Last year after I rehabbed from the Turkish incident I was back on a horse in Kazakhstan. That horse threw me at the full gallop and I broke my back in four places. When I rehabbed from that, I found out that I needed rotator cuff surgery.
I’m rehabbing from that right now and in training to climb Mt. Kenya in Africa and fully plan to be riding as soon as my shoulder is ready. I can’t speak for anyone else. It’s not my place. But this is the least of the things that happened to me. Far more damaging things have happened, including rape. However, for my part, each of those events has made me far stronger. They have taught me resilience, competence, and to trust my ability to handle whatever life hands me. That makes me useful.
It’s Not About You, Never Was About You, and Never Will Be About You
Some years ago during a very brief and friendly exchange with a gentleman who turned out to be a pastor, he handed me a business card. On the back was a phrase that said effectively:
“Those things that happen to us in life are not meant for us at all. They are meant to make us useful in God’s hands, so that we are never surprised at what we come across.”
I absolutely love the main idea of this piece.
I am not a Christian per se, but I do have faith. A great deal of it. It’s what was earned making my way through life’s really evil events. There’s nothing personal in them. The Good Lord- whoever that may be -didn’t wake up this morning with an eye towards making my life miserable. Nor is it His or Her job to worry about how I feel about today’s hurricane or the house fire or the death of a beloved dog or a parent’s cancer. Life is just life. I believe that faith comes from our ability to embrace every single living bit of it as our own.
Then, how we use that to be of service ends up being grace.
To this pastor’s card, I agree wholeheartedly with this part of it: every single thing that has tossed me around like a gnat in a tornado has taught me compassion, empathy, patience and forgiveness.

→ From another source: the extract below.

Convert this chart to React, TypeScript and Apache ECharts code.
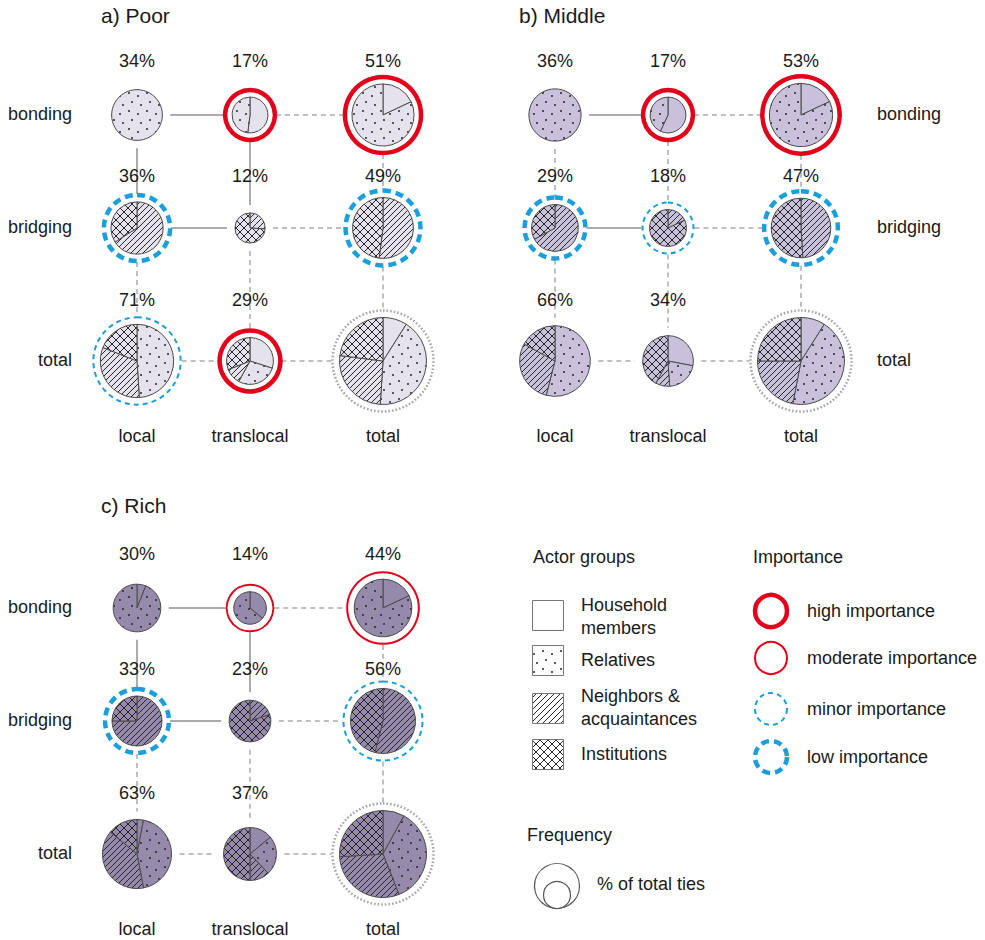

From that place of deep experience I hear those who are similarly hurting. Without my own high drama, I am useless to those who need comfort, understanding and the safe, quiet place of permission to be in pain. For example, as my friend Sonja suffers through the slow, agonizing process of her elderly mother’s dying, I know precisely how that feels. When a friend confides that she has eating disorders, I know precisely how that feels. Any woman who has been sexually abused, I know precisely how that feels. These things allow us to weave connective tissue within the human experience. There is immense grace in being present, without trying to fix someone else’s journey for them. We must all carry our own water. But it is ever so much easier when someone who has walked a similar path looks at us and understands. We aren’t alone. And that in and of itself is a gift beyond measure.
High drama has a place. It’s our finest teacher. No other experience conveys wisdom, emotional maturity or faith the way horrific life events do. In that way those events are absolutely necessary. Without them we can’t grow, experience ourselves as powerful even through our roughest times, and ultimately make ourselves useful to others who are entering the same terrifyingly dark tunnels we have already walked.
It’s not about you. Never was. It’s about earning grace. Developing faith. Finding a way to be useful to those who need us, and many do. To me, that’s sacred work. In any religion, that, it seems, is the whole point.